Seed No. 1 Don Johnson & Jared Palmer (U.S) bt Mike Bryan & Bob Bryan 7-6 (7-4), 6-3; bt Haggard & Vanhoudt 6-7(6-8), 7-6(7-3), 6-3; lost to Leach & Ferreira 4-6, 6-7(3-7).

S-3 Bob Bryan & Mike Bryan (U.S) bt Ferreira & Leach 6-4, 5-7, 6-4; lost to Johnson & Palmer 6-7 (4-7), 3-6; bt Haggard & Vanhoudt 6-3, 6-2.

S-6 Rick Leach & Ellis Ferreira (U.S) lost to Bob Bryan & Mike Bryan 4-6, 7-5, 4-6; bt Haggard & Vanhoudt 6-7(3-7), 6-1, 6-3; bt Don Johnson & Jared Palmer (U.S) 6-4, 7-6 (7-3).

S-8 Chris Haggard (RSA) & Tom Vanhoudt (Bel) lost to Johnson & Palmer 7-6 (8-6), 6-7(3-7), 3-6; lost to Leach & Ferreira 6-7(3-7), 1-6, 3-6; lost to Bob Bryan & Mike Bryan 3-6, 2-6.

Bharti Group:

S-2 Mahesh Bhupathi & Leander Paes (Ind) bt Laffnie de Jager & Robbie Koenig 6-2, 6-3; bt Mark Knowles & Brian MacPhie 7-6 (7-4), 5-7, 6-3; lost to Petr Pala & Pavel Vizner 6-7 (6-8), 5-7.

S-4 Petr Pala & Pavel Vizner (Cze) lost to Knowles & MacPhie 1-6, 7-5, 3-6;bt de Jager & Koenig 6-3, 6-2; bt Bhupathi & Paes 7-6 (8-6), 7-5.

S-5 Mark Knowles (Bah) & Brian MacPhie (U.S) bt Pala & Vizner 6-1, 3-6, 7-5; lost to Bhupathi & Paes 6-7 (4-7), 7-5, 3-6; bt de Jager & Koenig 6-3, 7-6(7-3);

S-7 John Laffnie de Jager & Robbie Koenig (RSA) lost to Bhupathi & Paes 2-6, 3-6; lost to Pala & Vizner 3-6, 2-6; lost to Knowles & MacPhie 3-6, 6-7 (3-7).

CHANGE is inevitable. Or is it ? With an eye on better media coverage (read TV), the ATP has plumped for a new scoring system in the doubles, hoping for bouquets. But it is getting brickbats!

The ATP began a five week trial as on January 28, 2002 with a match tie-break scoring system, replacing the third set in case of a 1-1 match score, during doubles matches in select tournaments.

The scoring pattern requires that team tied at one set apiece play a match tie-breaker to determine the winners of the match.In a match tie-breaker, the first team to reach 10 points by a margin of two is the winner.The format has previously been used in senior events and mixed doubles events at the U.S. and Australian Open.

The experiment, according to ATP, is an initiative recommended by Doubles Development Committee, a group formed in 2001 that includes ATP players, tournament directors, representatives from the Grand Slams,the International Tennis Federation and the media.
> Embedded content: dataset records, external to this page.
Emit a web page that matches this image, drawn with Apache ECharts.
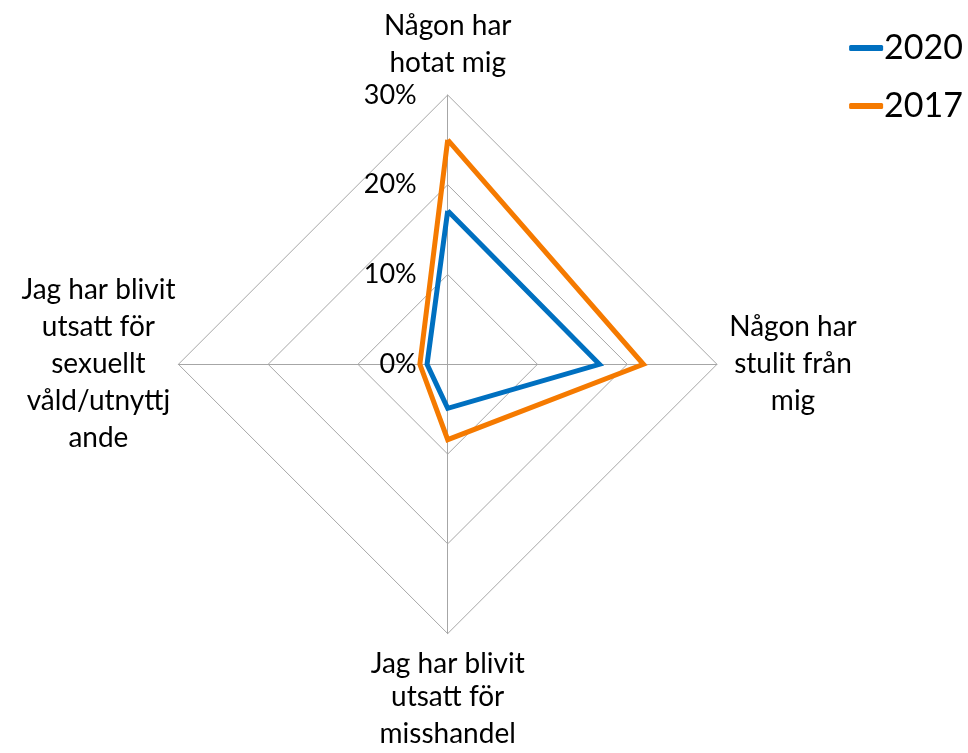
<!DOCTYPE html>
<html>
<head>
<meta charset="utf-8">
<script src="https://cdn.jsdelivr.net/npm/echarts@6/dist/echarts.min.js"></script>
<style>
  html, body { margin: 0; padding: 0; background: #fff; }
  #chart { width: 968px; height: 753px; }
</style>
</head>
<body>
<div id="chart"></div>
<script>
// Indicator order runs counter-clockwise from the top.
var indicators = [
  'Någon har\nhotat mig',
  'Jag har blivit\nutsatt för\nsexuellt\nvåld/utnyttj\nande',
  'Jag har blivit\nutsatt för\nmisshandel',
  'Någon har\nstulit från\nmig'
];
var nameStyles = ['c', 'l', 'b', 'r'];
var values2020 = [17.1, 2.3, 4.9, 16.9];
var values2017 = [25.0, 3.1, 8.4, 21.8];
var axisMax = 30;
var seriesNames = ['2020', '2017'];

var FONT = 'Lato';
var NAME_SIZE = 28;
var chart = echarts.init(document.getElementById('chart'));

function nameRich(extra) {
  var s = { fontFamily: FONT, fontSize: NAME_SIZE, lineHeight: 37, color: '#000', align: 'center' };
  for (var k in extra) s[k] = extra[k];
  return s;
}

chart.setOption({
  animation: false,
  legend: {
    orient: 'vertical',
    right: 0,
    top: 26,
    itemWidth: 34,
    itemHeight: 6,
    itemGap: 24,
    icon: 'roundRect',
    textStyle: { fontFamily: FONT, fontSize: 34, color: '#000', padding: [0, 0, 0, -4] },
    data: seriesNames
  },
  radar: {
    center: [447.7, 364.3],
    radius: 269.3,
    shape: 'polygon',
    splitNumber: 3,
    nameGap: 8,
    axisName: {
      color: '#000',
      fontFamily: FONT,
      fontSize: NAME_SIZE,
      lineHeight: 37,
      formatter: function (name, ind) {
        var key = ind.style;
        return name.split('\n').map(function (s, j) {
          var k = (key === 'b' && j === 0) ? 'b0' : key;
          return '{' + k + '|' + s + '}';
        }).join('\n');
      },
      rich: {
        c: nameRich({}),
        b: nameRich({}),
        b0: nameRich({ padding: [7, 0, 0, 0] }),
        l: nameRich({ width: 144 }),
        r: nameRich({ width: 136 })
      }
    },
    axisLine: { lineStyle: { color: '#A6A6A6', width: 1 } },
    splitLine: { lineStyle: { color: '#A6A6A6', width: 1 } },
    splitArea: { show: false },
    axisLabel: { show: false },
    indicator: indicators.map(function (n, i) {
      var ind = { name: n, min: 0, max: axisMax, style: nameStyles[i] };
      if (i === 0) {
        ind.axisLabel = {
          show: true,
          margin: 31,
          fontFamily: FONT,
          fontSize: 27,
          color: '#000',
          padding: [7, 0, 0, 0],
          formatter: '{value}%'
        };
      }
      return ind;
    })
  },
  series: [{
    type: 'radar',
    symbol: 'none',
    data: [
      { name: seriesNames[0], value: values2020,
        lineStyle: { color: '#0070C0', width: 5, join: 'miter' },
        itemStyle: { color: '#0070C0' } },
      { name: seriesNames[1], value: values2017,
        lineStyle: { color: '#F57A00', width: 5, join: 'miter' },
        itemStyle: { color: '#F57A00' } }
    ]
  }]
});
</script>
</body>
</html>
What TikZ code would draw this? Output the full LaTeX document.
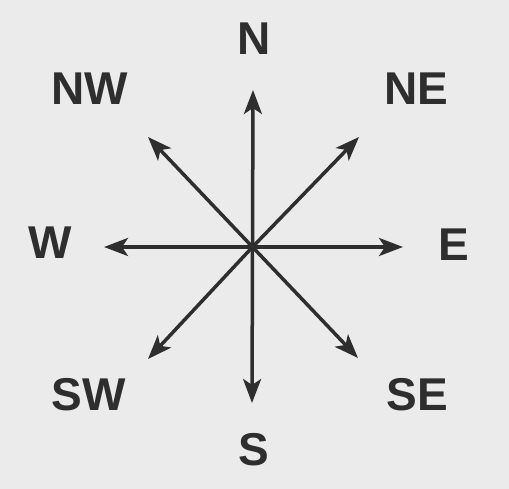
\documentclass[tikz,border=0pt]{standalone}
\usepackage{fontspec}
\setmainfont{Liberation Sans}
\usetikzlibrary{arrows.meta}
\definecolor{bg}{HTML}{EBEBEB}
\definecolor{ink}{HTML}{2E2E2E}
\begin{document}
\begin{tikzpicture}[x=1pt,y=-1pt,
  lbl/.style={inner sep=0pt,text=ink,font=\fontsize{46}{46}\selectfont\bfseries},
  ray/.style={draw=ink,line width=3.5pt,-{Stealth[length=24pt,width=18pt,inset=6pt]}}]
\fill[bg] (0,0) rectangle (509,489);
\useasboundingbox (0,0) rectangle (509,489);
\coordinate (c) at (252.5,247);
\node[lbl] (N) at (254,38.5) {N};
\node[lbl] (NE) at (416.5,89) {NE};
\node[lbl] (E) at (454,245) {E};
\node[lbl] (SE) at (417,395) {SE};
\node[lbl] (S) at (253.5,450) {S};
\node[lbl] (SW) at (89,395) {SW};
\node[lbl] (W) at (50,243) {W};
\node[lbl] (NW) at (90,89) {NW};
\coordinate (tN) at (253,90);
\coordinate (tNE) at (359,137);
\coordinate (tE) at (403,247);
\coordinate (tSE) at (358,358);
\coordinate (tS) at (252,403);
\coordinate (tSW) at (148,359);
\coordinate (tW) at (104,247);
\coordinate (tNW) at (148,137);
\foreach \t in {tN,tNE,tE,tSE,tS,tSW,tW,tNW}
  \draw[ray] (c) -- (\t);
\fill[ink] (c) circle (3.8pt);
\end{tikzpicture}
\end{document}
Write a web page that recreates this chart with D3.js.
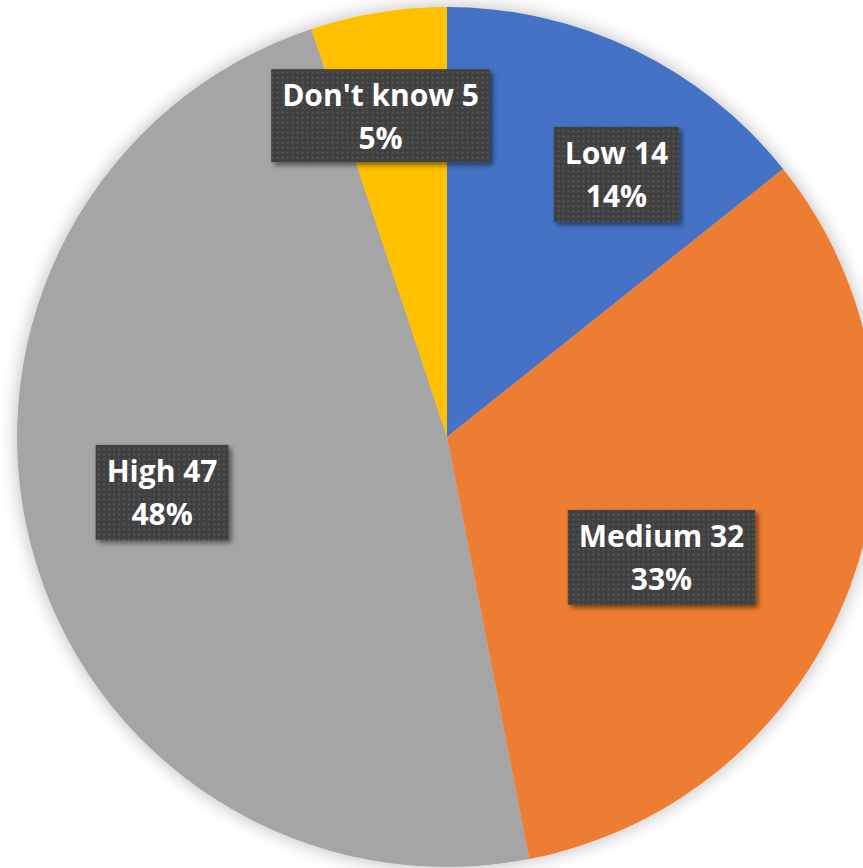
<!DOCTYPE html>
<html><head><meta charset="utf-8">
<script src="https://cdn.jsdelivr.net/npm/d3@7/dist/d3.min.js"></script>
<style>html,body{margin:0;padding:0;background:#fff;overflow:hidden}</style>
</head><body>
<script>
const categories = ["Low", "Medium", "High", "Don't know"];
const values = [14, 32, 47, 5];
const colors = ["#4472C4", "#ED7D31", "#A5A5A5", "#FFC000"];
// label placement (layout only): angle shift in degrees from slice mid-angle, radius fraction
const labelAngleShift = [7.1, 9.1, 3.7, -2.5];
const labelRadiusFrac = [0.727, 0.572, 0.675, 0.763];

const W = 863, H = 868, cx = 447, cy = 437, R = 430;
const svg = d3.select("body").append("svg").attr("width", W).attr("height", H);
const defs = svg.append("defs");

const pf = defs.append("filter").attr("id","pieShadow").attr("x","-20%").attr("y","-20%").attr("width","140%").attr("height","140%");
pf.append("feGaussianBlur").attr("in","SourceAlpha").attr("stdDeviation",9).attr("result","b");
pf.append("feFlood").attr("flood-color","#000").attr("flood-opacity",0.28);
pf.append("feComposite").attr("in2","b").attr("operator","in").attr("result","s");
const pm = pf.append("feMerge"); pm.append("feMergeNode").attr("in","s"); pm.append("feMergeNode").attr("in","SourceGraphic");

const bf = defs.append("filter").attr("id","boxShadow").attr("x","-20%").attr("y","-20%").attr("width","150%").attr("height","150%");
bf.append("feGaussianBlur").attr("in","SourceAlpha").attr("stdDeviation",2.5).attr("result","b");
bf.append("feOffset").attr("in","b").attr("dx",3).attr("dy",3).attr("result","o");
bf.append("feFlood").attr("flood-color","#000").attr("flood-opacity",0.5);
bf.append("feComposite").attr("in2","o").attr("operator","in").attr("result","s");
const bm = bf.append("feMerge"); bm.append("feMergeNode").attr("in","s"); bm.append("feMergeNode").attr("in","SourceGraphic");

const pat = defs.append("pattern").attr("id","dots").attr("patternUnits","userSpaceOnUse").attr("width",5).attr("height",5);
pat.append("rect").attr("width",5).attr("height",5).attr("fill","#404040");
pat.append("rect").attr("x",1).attr("y",1).attr("width",2).attr("height",2).attr("fill","#575757");

const data = categories.map((c,i)=>({cat:c, value:values[i], color:colors[i]}));
const total = d3.sum(values);
const pie = d3.pie().value(d=>d.value).sort(null);
const arcs = pie(data);
const arc = d3.arc().innerRadius(0).outerRadius(R);

const g = svg.append("g").attr("transform",`translate(${cx},${cy})`);
g.append("g").attr("filter","url(#pieShadow)")
  .selectAll("path").data(arcs).join("path")
  .attr("d",arc).attr("fill",d=>d.data.color);

const fs = 30, lh = 43;
const lg = g.append("g");
arcs.forEach((a,i)=>{
  const mid = (a.startAngle + a.endAngle)/2 + labelAngleShift[i]*Math.PI/180;
  const r = R*labelRadiusFrac[i];
  const x = r*Math.sin(mid), y = -r*Math.cos(mid);
  const lines = [`${a.data.cat} ${a.data.value}`, `${Math.round(a.data.value/total*100)}%`];
  const grp = lg.append("g").attr("transform",`translate(${x},${y})`);
  const box = grp.append("rect").attr("fill","url(#dots)").attr("filter","url(#boxShadow)");
  const t = grp.append("text").attr("text-anchor","middle")
    .attr("font-family","'Open Sans', Lato, sans-serif").attr("font-weight","bold")
    .attr("font-size",fs).attr("fill","#fff");
  lines.forEach((l,k)=>t.append("tspan").attr("x",0).attr("y",-10 + k*lh).text(l));
  const tw = t.node().getBBox().width;
  const bw = tw + 22, bh = i===3 ? 93 : 95;
  box.attr("x",-bw/2).attr("y",-bh/2).attr("width",bw).attr("height",bh);
});
</script>
</body></html>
The trial period will run through five weeks covering 12 tournaments. It started with Milan Indoor at Milan, and ends with Delray Beach event , scheduled from March 4 to 10.

The move has met with mixed reactions from players."No problem playing that. I have done it twice, including the U.S. Open mixed doubles final with Lisa Raymond, though I ended up losing", said Leander Paes while U.S. Davis Cup pair of Don Johnson and Jared Palmer said, "We don't like it. After we slog it out for two sets, it is like a sudden death. Guys who are front runners can close it, but on the flip side, it can help the under dogs".

Bryans too felt the same way. "It is funny to play just points, after two sets. It may not end with a better team winning". The South African doubles specialist, John Laffnie de Jager dismissed it as a gimmick. "You don't go around marketing the game like that".

The ATP seems to have taken the criticism in its stride. The ATP Executive Vice-President , Brad Drewett said: "Anything novel, will meet with some opposition or the other. The players too were consulted on this issue, why jump to conclusions, before we give it a fair trial? Let us remember, when the tie-breaker was introduced, lot of people said, it won't work. But it is here to stay. So let us try it out first." The Australian, Drewett goes even further. "When Kerry Packer introduced Day-Night cricket with coloured uniforms, purists dubbed it as pyjama cricket. But around the world this version is the most popular." Drewett feels it could be the same with the new doubles scoring system.